Arrington announced that she is working on the Cybersecurity Maturity Model Certification (CMMC) that she is working on with Johns Hopkins University Applied Physics Laboratory and Carnegie Mellon University Software Engineering Institute to “review and combine various cybersecurity standards into one unified standard for cybersecurity.”

The new certification looks to expedite DoD’s cybersecurity acquisition processes, which Arrington said is important because security is the foundation of defense acquisition.

“Defense acquisition only will function in a secure environment,” Arrington said. “So cost, schedule, and performance cannot be traded for security.”

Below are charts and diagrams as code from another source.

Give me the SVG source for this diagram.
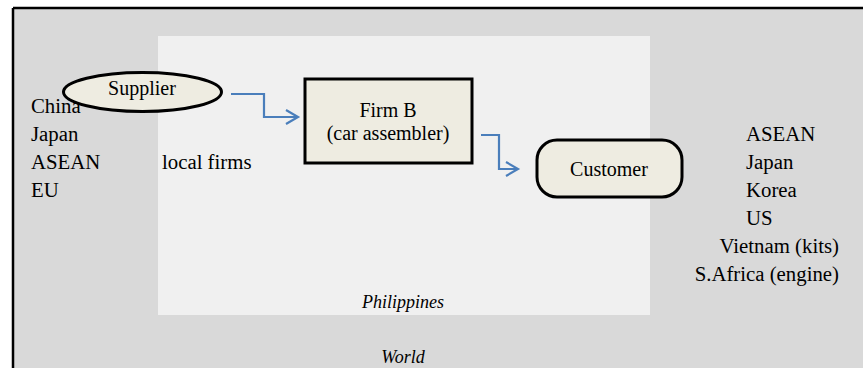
<svg xmlns="http://www.w3.org/2000/svg" width="863" height="368" viewBox="0 0 863 368">
<defs>
<style>
.t{font-family:"Liberation Serif","Times New Roman",serif;font-size:20px;fill:#000}
.l{font-family:"Liberation Serif","Times New Roman",serif;font-size:20.8px;fill:#000}
.i{font-family:"Liberation Serif","Times New Roman",serif;font-size:18px;font-style:italic;fill:#000}
.node{fill:#eeece1;stroke:#000;stroke-width:3}
.conn{fill:none;stroke:#4a7ebb;stroke-width:2.2}
</style>
</defs>
<rect x="0" y="0" width="863" height="368" fill="#ffffff"/>
<g id="world">
<rect x="13" y="8" width="850" height="360" fill="#d9d9d9"/>
<line x1="13" y1="8" x2="863" y2="8" stroke="#000" stroke-width="2.5"/>
<line x1="13" y1="8" x2="13" y2="368" stroke="#000" stroke-width="2.5"/>
<text class="i" x="403" y="363" text-anchor="middle">World</text>
</g>
<g id="philippines">
<rect x="158" y="36" width="492" height="279" fill="#f0f0f0"/>
<text class="i" x="403" y="308" text-anchor="middle">Philippines</text>
</g>
<g id="origins">
<text class="l" x="31" y="113">China</text>
<text class="l" x="31" y="141">Japan</text>
<text class="l" x="31" y="169">ASEAN</text>
<text class="l" x="31" y="197">EU</text>
</g>
<g id="local-firms">
<text class="l" x="162" y="169">local firms</text>
</g>
<g id="destinations">
<text class="l" x="746" y="141">ASEAN</text>
<text class="l" x="746" y="169">Japan</text>
<text class="l" x="746" y="197">Korea</text>
<text class="l" x="746" y="225">US</text>
<text class="l" x="839" y="253" text-anchor="end">Vietnam (kits)</text>
<text class="l" x="839" y="281" text-anchor="end">S.Africa (engine)</text>
</g>
<g id="connectors">
<polyline class="conn" points="231,94 264,94 264,117 297,117"/>
<polyline class="conn" points="286,110 298,117 286,124"/>
<polyline class="conn" points="481,135 499,135 499,169 517,169"/>
<polyline class="conn" points="506,162 518,169 506,176"/>
</g>
<g id="supplier">
<ellipse class="node" cx="142.5" cy="92" rx="79" ry="19.5"/>
<text class="t" x="142" y="95" text-anchor="middle">Supplier</text>
</g>
<g id="firm-b">
<rect class="node" x="305" y="79" width="167" height="84"/>
<text class="t" x="388" y="117" text-anchor="middle">Firm B</text>
<text class="t" x="388" y="140" text-anchor="middle">(car assembler)</text>
</g>
<g id="customer">
<rect class="node" x="537" y="140" width="145" height="57" rx="20" ry="20"/>
<text class="t" x="609" y="176" text-anchor="middle">Customer</text>
</g>
</svg>
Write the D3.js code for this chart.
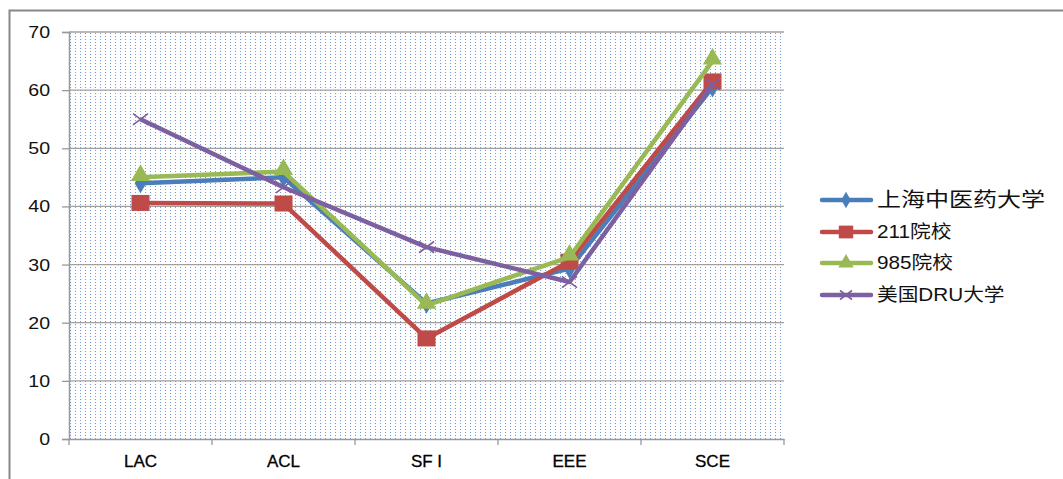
<!DOCTYPE html>
<html><head><meta charset="utf-8">
<script src="https://cdn.jsdelivr.net/npm/d3@7"></script>
<style>body{margin:0;background:#fff}svg{display:block}</style>
</head><body>
<script>
const categories = ["LAC", "ACL", "SF I", "EEE", "SCE"];
const seriesNames = ["上海中医药大学", "211院校", "985院校", "美国DRU大学"];
const shutcm = [44, 45, 23.3, 29.3, 60.5];
const s211 = [40.6, 40.5, 17.3, 30.5, 61.5];
const s985 = [45, 46, 23, 31.3, 65];
const dru = [55, 43.3, 33, 27, 61];
const yTicks = [0, 10, 20, 30, 40, 50, 60, 70];
const colors = ["#4a7ebb", "#be4b48", "#98b954", "#7d60a0"];
const symbols = ["diamond", "square", "triangle", "cross"];
const series = [shutcm, s211, s985, dru];

const W = 1063, H = 479;
const svg = d3.select("body").append("svg").attr("width", W).attr("height", H);
const defs = svg.append("defs");
const pat = defs.append("pattern").attr("id", "dots").attr("patternUnits", "userSpaceOnUse")
  .attr("width", 5).attr("height", 3).attr("x", 69).attr("y", 32);
pat.append("rect").attr("width", 5).attr("height", 3).attr("fill", "#fff");
pat.append("rect").attr("x", 1).attr("y", 1).attr("width", 1).attr("height", 1).attr("fill", "#6f9ad6");

const FONT = "Liberation Sans, Arial, 'Noto Sans CJK SC', sans-serif";

// outer frame
svg.append("path").attr("d", `M9.5,${H} V10.5 H${W}`).attr("fill", "none").attr("stroke", "#888").attr("stroke-width", 2);

const L = 69, R = 784, T = 32, B = 439;
const x = d3.scaleBand().domain(categories).range([L, R]);
const y = d3.scaleLinear().domain([0, 70]).range([B, T]);

svg.append("rect").attr("x", L).attr("y", T).attr("width", R - L).attr("height", B - T).attr("fill", "url(#dots)");

// gridlines
svg.append("g").selectAll("line").data(yTicks.filter(d => d > 0)).join("line")
  .attr("x1", L).attr("x2", R).attr("y1", d => y(d)).attr("y2", d => y(d))
  .attr("stroke", "#a0a0a0").attr("stroke-width", 1.3);

function stretch(sel, k) {
  sel.each(function () {
    const t = d3.select(this);
    const x0 = +t.attr("x") || 0, y0 = +t.attr("y") || 0;
    t.attr("x", 0).attr("y", 0).attr("transform", `translate(${x0},${y0}) scale(${k},1)`);
  });
}

// y axis
const ya = svg.append("g").attr("transform", `translate(${L},0)`)
  .call(d3.axisLeft(y).tickValues(yTicks).tickSize(7).tickPadding(12).tickFormat(d3.format("d")));
ya.select(".domain").attr("stroke", "#999").attr("stroke-width", 1.5);
ya.selectAll(".tick line").attr("stroke", "#999").attr("stroke-width", 1.3);
ya.selectAll("text").attr("font-family", FONT).attr("font-size", 17).attr("fill", "#111");
stretch(ya.selectAll("text"), 1.15);

// x axis
const xa = svg.append("g").attr("transform", `translate(0,${B})`)
  .call(d3.axisBottom(x).tickSize(0).tickPadding(16));
xa.select(".domain").attr("stroke", "#999").attr("stroke-width", 1.5);
xa.selectAll("text").attr("font-family", FONT).attr("font-size", 17).attr("fill", "#000")
  .attr("stroke", "#000").attr("stroke-width", 0.3);
const bounds = categories.map((c) => x(c)).concat([R]);
xa.selectAll(".btick").data(bounds).join("line").attr("class", "btick")
  .attr("x1", d => d).attr("x2", d => d).attr("y1", 0).attr("y2", 6)
  .attr("stroke", "#999").attr("stroke-width", 1.3);

const cx = c => x(c) + x.bandwidth() / 2;
const line = d3.line().x((d, i) => cx(categories[i])).y(d => y(d));

function marker(g, type, color, px, py, scale) {
  const s = scale || 1;
  if (type === "diamond") {
    g.append("path").attr("d", d3.symbol(d3.symbolDiamond, 120 * s * s)()).attr("transform", `translate(${px},${py})`).attr("fill", color);
  } else if (type === "square") {
    g.append("rect").attr("x", px - 9 * s).attr("y", py - 8 * s).attr("width", 18 * s).attr("height", 16 * s).attr("fill", color);
  } else if (type === "triangle") {
    g.append("path").attr("d", d3.symbol(d3.symbolTriangle, 160 * s * s)()).attr("transform", `translate(${px},${py - 2})`).attr("fill", color);
  } else {
    const r = 7.5 * s;
    g.append("path").attr("d", `M${px - r},${py - r * 0.75}L${px + r},${py + r * 0.75}M${px - r},${py + r * 0.75}L${px + r},${py - r * 0.75}`)
      .attr("stroke", color).attr("stroke-width", 1.6).attr("fill", "none");
  }
}

series.forEach((vals, si) => {
  const g = svg.append("g");
  g.append("path").datum(vals).attr("d", line).attr("fill", "none")
    .attr("stroke", colors[si]).attr("stroke-width", 4.5).attr("stroke-linejoin", "round");
  vals.forEach((v, i) => marker(g, symbols[si], colors[si], cx(categories[i]), y(v)));
});

// legend
const lg = svg.append("g");
const ly = [200, 232, 263, 295];
seriesNames.forEach((n, i) => {
  lg.append("line").attr("x1", 822).attr("x2", 871).attr("y1", ly[i]).attr("y2", ly[i])
    .attr("stroke", colors[i]).attr("stroke-width", 4.5).attr("stroke-linecap", "round");
  marker(lg, symbols[i], colors[i], 846, ly[i] + (symbols[i] === "triangle" ? 2 : 0), 0.8);
  const t = lg.append("text").attr("x", 877).attr("y", ly[i]).attr("dy", "0.36em")
    .attr("font-family", FONT).attr("font-size", i === 0 ? 20 : 18)
    .attr("fill", "#111").text(n);
  stretch(t, i === 0 ? 1.2 : 1.15);
  t.attr("dy", "0.36em");
});
</script>
</body></html>
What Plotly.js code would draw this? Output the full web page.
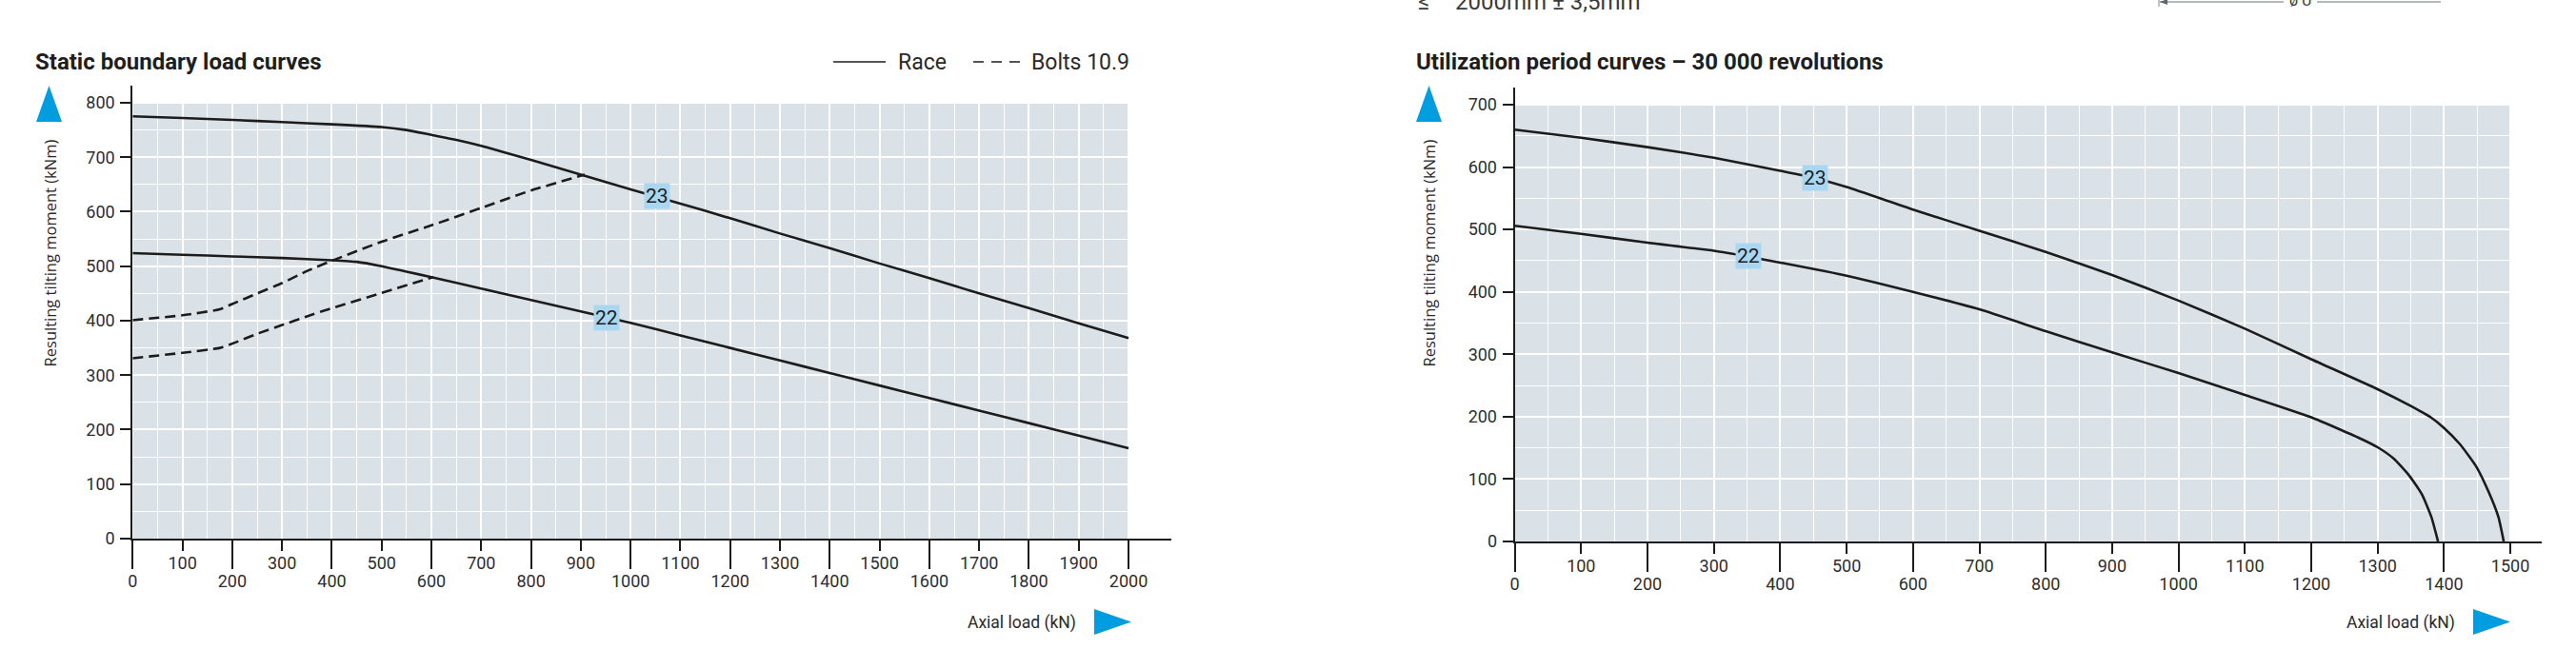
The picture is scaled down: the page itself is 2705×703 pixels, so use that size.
<!DOCTYPE html>
<html>
<head>
<meta charset="utf-8">
<script src="https://cdn.plot.ly/plotly-3.0.1.min.js"></script>
<style>
  html, body { margin: 0; padding: 0; background: #ffffff; }
  #chart { width: 2705px; height: 703px; }
</style>
</head>
<body>
<div id="chart"></div>
<script>
// ---------------- DATA ----------------
// Static boundary load curves (Axial load kN -> tilting moment kNm)
const staticRace23X = [0, 100, 200, 300, 400, 500, 550, 600, 650, 700, 800, 900, 1000, 1100, 1200, 1300, 1400, 1500, 1600, 1700, 1800, 1900, 2000];
const staticRace23Y = [775, 772, 768.5, 764.5, 760.5, 755.5, 750, 741, 732, 721, 695, 668, 641, 615, 588, 560, 533, 505, 478, 450, 423, 395, 368];
const staticRace22X = [0, 100, 200, 300, 400, 450, 500, 550, 600, 700, 800, 900, 1000, 1100, 1200, 1300, 1400, 1500, 1600, 1700, 1800, 1900, 2000];
const staticRace22Y = [524, 521, 518, 515, 511, 508, 500, 490, 480, 459, 438, 417, 396, 373, 350, 327, 304, 281, 258, 235, 212, 189, 166];
const staticBolts23X = [0, 100, 175, 206, 250, 300, 350, 400, 500, 600, 700, 800, 908];
const staticBolts23Y = [401, 410, 421, 433, 450, 469, 491, 510, 545, 575, 607, 639, 668];
const staticBolts22X = [0, 100, 175, 206, 250, 300, 350, 400, 500, 604];
const staticBolts22Y = [331, 341, 350, 360, 376, 392, 408, 423, 451, 480];

// Utilization period curves - 30 000 revolutions
const utilRace23X = [0, 100, 200, 300, 400, 450, 500, 600, 700, 800, 900, 1000, 1100, 1200, 1300, 1350, 1380, 1400, 1424, 1448, 1467, 1482, 1490];
const utilRace23Y = [660, 647, 632, 615, 594, 583, 568, 532, 498, 464, 427, 386, 341, 292, 244, 217, 199, 182, 156, 121, 80, 39, 0];
const utilRace22X = [0, 100, 200, 300, 350, 400, 500, 600, 700, 800, 900, 1000, 1100, 1200, 1276, 1300, 1324, 1348, 1367, 1381, 1391];
const utilRace22Y = [506, 493, 479, 466, 457, 447, 426, 400, 372, 337, 303, 270, 235, 199, 164, 151, 133, 105, 75, 39, 0];

// curve labels (text, x, y in data units)
const staticLabels = [["23", 1053, 629], ["22", 951, 406]];
const utilLabels = [["23", 453, 583], ["22", 352, 457]];

// tick labels
const staticXEven = [0, 200, 400, 600, 800, 1000, 1200, 1400, 1600, 1800, 2000];
const staticXOdd = [100, 300, 500, 700, 900, 1100, 1300, 1500, 1700, 1900];
const staticYTicks = [0, 100, 200, 300, 400, 500, 600, 700, 800];
const utilXEven = [0, 200, 400, 600, 800, 1000, 1200, 1400];
const utilXOdd = [100, 300, 500, 700, 900, 1100, 1300, 1500];
const utilYTicks = [0, 100, 200, 300, 400, 500, 600, 700];

// text
const titleStatic = "Static boundary load curves";
const titleUtil = "Utilization period curves \u2013 30 000 revolutions";
const yTitle = "Resulting tilting moment (kNm)";
const xTitle = "Axial load (kN)";
const legendRace = "Race";
const legendBolts = "Bolts 10.9";

// ---------------- HELPERS ----------------
const W = 2705, H = 703;
const PX = p => p / W;
const PY = p => 1 - p / H;
const oddHalves = (max) => { const a = []; for (let v = 50; v < max; v += 100) a.push(v); return a; };

const INK = '#1c1c1c';
const GRID_BG = '#dbe2e7';
const BLUE = '#009ee0';
const LABEL_BG = '#a9d7f1';
const FONT = 'Roboto, "Liberation Sans", sans-serif';

const curveLine = { color: INK, width: 2.6, shape: 'spline', smoothing: 0.5 };
const dashLine = { color: INK, width: 2.6, dash: '11px,6px', shape: 'spline', smoothing: 0.5 };

function tr(x, y, line, xa, ya) {
  return { x: x, y: y, type: 'scatter', mode: 'lines', line: line, xaxis: xa, yaxis: ya, hoverinfo: 'skip', showlegend: false };
}

// the odd-hundreds tick axes (x3, x4) overlay x / x2 with identical ranges
const data = [
  tr(staticRace23X, staticRace23Y, curveLine, 'x', 'y'),
  tr(staticRace22X, staticRace22Y, curveLine, 'x', 'y'),
  tr(staticBolts23X, staticBolts23Y, dashLine, 'x3', 'y'),
  tr(staticBolts22X, staticBolts22Y, dashLine, 'x3', 'y'),
  tr(utilRace23X, utilRace23Y, curveLine, 'x2', 'y2'),
  tr(utilRace22X, utilRace22Y, curveLine, 'x4', 'y2')
];

const tickFont = { family: FONT, size: 18, color: '#2e2e2e' };

function mainX(domain, range, vals, yId) {
  return {
    domain: domain, range: range, anchor: yId, tickmode: 'array', tickvals: vals, ticktext: vals.map(String),
    ticks: 'outside', ticklen: 30, tickwidth: 2, tickcolor: INK, ticklabelstandoff: -3,
    showline: true, linecolor: INK, linewidth: 2, zeroline: false,
    showgrid: true, gridcolor: '#ffffff', gridwidth: 2,
    minor: { tickmode: 'array', tickvals: oddHalves(range[1]), showgrid: true, gridcolor: '#ffffff', gridwidth: 1, ticks: '' },
    tickfont: tickFont, fixedrange: true
  };
}
function overlayX(over, range, vals, yId) {
  return {
    overlaying: over, anchor: yId, side: 'bottom', range: range, tickmode: 'array', tickvals: vals, ticktext: vals.map(String),
    ticks: 'outside', ticklen: 12, tickwidth: 2, tickcolor: INK, ticklabelstandoff: -3,
    showline: false, zeroline: false, showgrid: true, gridcolor: '#ffffff', gridwidth: 2,
    tickfont: tickFont, fixedrange: true
  };
}
function mainY(domain, range, vals, xId) {
  return {
    domain: domain, range: range, anchor: xId, tickmode: 'array', tickvals: vals, ticktext: vals.map(String),
    ticks: 'outside', ticklen: 11, tickwidth: 2, tickcolor: INK, ticklabelstandoff: 2,
    showline: true, linecolor: INK, linewidth: 2, zeroline: false,
    showgrid: true, gridcolor: '#ffffff', gridwidth: 2,
    minor: { tickmode: 'array', tickvals: oddHalves(vals[vals.length - 1]), showgrid: true, gridcolor: '#ffffff', gridwidth: 1, ticks: '' },
    tickfont: tickFont, fixedrange: true
  };
}

const annotations = [];
const shapes = [];

// grey plotting fields
shapes.push({ type: 'rect', xref: 'x', yref: 'y', x0: 0, x1: staticXEven[staticXEven.length - 1], y0: 0, y1: staticYTicks[staticYTicks.length - 1], fillcolor: GRID_BG, line: { width: 0 }, layer: 'below' });
shapes.push({ type: 'rect', xref: 'x2', yref: 'y2', x0: 0, x1: utilXOdd[utilXOdd.length - 1], y0: 0, y1: utilYTicks[utilYTicks.length - 1], fillcolor: GRID_BG, line: { width: 0 }, layer: 'below' });

// curve labels
staticLabels.forEach(l => annotations.push({ xref: 'x', yref: 'y', x: l[1], y: l[2], text: l[0], showarrow: false, bgcolor: LABEL_BG, borderpad: 1, font: { family: FONT, size: 21, color: '#1e1e1e' } }));
utilLabels.forEach(l => annotations.push({ xref: 'x2', yref: 'y2', x: l[1], y: l[2], text: l[0], showarrow: false, bgcolor: LABEL_BG, borderpad: 1, font: { family: FONT, size: 21, color: '#1e1e1e' } }));

// titles
annotations.push({ xref: 'paper', yref: 'paper', x: PX(35), y: PY(65), xanchor: 'left', yanchor: 'middle', text: '<b>' + titleStatic + '</b>', showarrow: false, font: { family: FONT, size: 24, color: '#1e1e1e' } });
annotations.push({ xref: 'paper', yref: 'paper', x: PX(1485), y: PY(65), xanchor: 'left', yanchor: 'middle', text: '<b>' + titleUtil + '</b>', showarrow: false, font: { family: FONT, size: 24, color: '#1e1e1e' } });

// legend (static chart)
shapes.push({ type: 'line', xref: 'paper', yref: 'paper', x0: PX(875), x1: PX(930), y0: PY(65), y1: PY(65), line: { color: INK, width: 1.6 } });
annotations.push({ xref: 'paper', yref: 'paper', x: PX(941), y: PY(65), xanchor: 'left', yanchor: 'middle', text: legendRace, showarrow: false, font: { family: FONT, size: 23, color: '#2a2a2a' } });
shapes.push({ type: 'line', xref: 'paper', yref: 'paper', x0: PX(1022), x1: PX(1071), y0: PY(65), y1: PY(65), line: { color: INK, width: 1.6, dash: '11px,8px' } });
annotations.push({ xref: 'paper', yref: 'paper', x: PX(1081), y: PY(65), xanchor: 'left', yanchor: 'middle', text: legendBolts, showarrow: false, font: { family: FONT, size: 23, color: '#2a2a2a' } });

// axis titles
[[52.4, 266], [1499.5, 266]].forEach(p => annotations.push({ xref: 'paper', yref: 'paper', x: PX(p[0]), y: PY(p[1]), xanchor: 'center', yanchor: 'middle', textangle: -90, text: yTitle, showarrow: false, font: { family: '"Open Sans", sans-serif', size: 16.5, color: '#2a2a2a' } }));
[[1132, 654], [2580, 654]].forEach(p => annotations.push({ xref: 'paper', yref: 'paper', x: PX(p[0]), y: PY(p[1]), xanchor: 'right', yanchor: 'middle', text: xTitle, showarrow: false, font: { family: FONT, size: 17.5, color: '#2a2a2a' } }));

// blue arrow triangles
function tri(pts) {
  return { type: 'path', xref: 'paper', yref: 'paper', path: 'M' + pts.map(p => PX(p[0]) + ',' + PY(p[1])).join(' L') + ' Z', fillcolor: BLUE, line: { width: 0 } };
}
shapes.push(tri([[38, 128], [65, 128], [51.5, 90]]));
shapes.push(tri([[1487, 128], [1514, 128], [1500.5, 90]]));
shapes.push(tri([[1149, 640], [1149, 667], [1188, 653.5]]));
shapes.push(tri([[2597, 640], [2597, 667], [2636, 653.5]]));

// cropped header fragments from the page above
annotations.push({ xref: 'paper', yref: 'paper', x: PX(1487), y: PY(2), xanchor: 'left', yanchor: 'middle', text: '\u2264', showarrow: false, font: { family: FONT, size: 24, color: '#3a3a3a' } });
annotations.push({ xref: 'paper', yref: 'paper', x: PX(1526), y: PY(2), xanchor: 'left', yanchor: 'middle', text: '2000mm \u00b1 3,5mm', showarrow: false, font: { family: FONT, size: 24, color: '#3a3a3a' } });
annotations.push({ xref: 'paper', yref: 'paper', x: PX(2415), y: PY(0), xanchor: 'center', yanchor: 'middle', text: '\u00f8 U', showarrow: false, font: { family: FONT, size: 16, color: '#3a3a3a' } });
shapes.push({ type: 'line', xref: 'paper', yref: 'paper', x0: PX(2268), x1: PX(2398), y0: PY(2), y1: PY(2), line: { color: '#9aa3aa', width: 1.5 } });
shapes.push({ type: 'line', xref: 'paper', yref: 'paper', x0: PX(2433), x1: PX(2563), y0: PY(2), y1: PY(2), line: { color: '#9aa3aa', width: 1.5 } });
shapes.push({ type: 'line', xref: 'paper', yref: 'paper', x0: PX(2267), x1: PX(2267), y0: PY(0), y1: PY(7), line: { color: '#7d868d', width: 1 } });
shapes.push({ type: 'path', xref: 'paper', yref: 'paper', path: 'M' + PX(2268) + ',' + PY(2) + ' L' + PX(2276) + ',' + PY(-1) + ' L' + PX(2276) + ',' + PY(5) + ' Z', fillcolor: '#5d666d', line: { width: 0 } });

const layout = {
  width: W, height: H,
  margin: { l: 0, r: 0, t: 0, b: 0, pad: 0 },
  paper_bgcolor: '#ffffff', plot_bgcolor: 'rgba(0,0,0,0)',
  showlegend: false,
  font: { family: FONT, color: '#2a2a2a' },
  xaxis: mainX([PX(139.3), PX(1230)], [0, 2086], staticXEven, 'y'),
  xaxis3: overlayX('x', [0, 2086], staticXOdd, 'y'),
  yaxis: mainY([PY(566), PY(90)], [0, 831.4], staticYTicks, 'x'),
  xaxis2: mainX([PX(1590.6), PX(2669)], [0, 1547.2], utilXEven, 'y2'),
  xaxis4: overlayX('x2', [0, 1547.2], utilXOdd, 'y2'),
  yaxis2: mainY([PY(569), PY(92)], [0, 727.5], utilYTicks, 'x2'),
  shapes: shapes,
  annotations: annotations
};

Plotly.newPlot('chart', data, layout, { displayModeBar: false, staticPlot: true });
</script>
</body>
</html>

Cybersecurity contracts DoD looks to issue will have required CMMC levels once the certification is released, and the levels will range between levels one and five – a range between basic cyber hygiene requirements and “state-of-the-art” cybersecurity capabilities. The levels will also need to capture both security control and the institutionalization of processes that enhance cybersecurity for Defense Industrial Base (DIB) companies, Arrington added.

Arrington said she aims to complete the CMMC by January 2020, and industry can expect to start seeing the certification in contract requests for information by June 2020, and in requests for evidence by September 2020.

Arrington highlighted other features of CMMC, including how it must be semi-automated and cost-effective enough so that small businesses can achieve a minimum level-one certification with CMMC. CMMC will also include a center for cybersecurity education and training, and its model “will be agile enough to adapt to emerging and evolving cyber threats to the DIB sector,” Arrington added.

Within CMMC, a third-party cybersecurity certifier will also conduct audits, collect metrics, and information risk mitigation for the entire supply chain.

As Arrington and her team continue to develop CMMC, she said that they look to industry for help in creating it. Between this July and August, they will travel to San Diego; San Antonio; Huntsville, Ala.; Tampa, Fla.; Boston; Washington; Phoenix; Detroit; Colorado Springs, Colo.; Seattle; and Kansas City, Mo., to hold listening sessions and industry days.

Arrington stressed that with the increasingly interconnected nature of government and industry in data security, it is critical for public-private sector collaboration in developing the certification.

“With 70 percent of my data living in your environment, I’m home, so we need to work together to secure it,” Arrington said. “Who is the government? You are when you’re the taxpayer. That’s your money. That’s your data that you have paid for that our adversaries are taking and using it against us. We should be infuriated as a nation about our data. With $600 billion a year being expelled by our adversaries; this room should be irate.”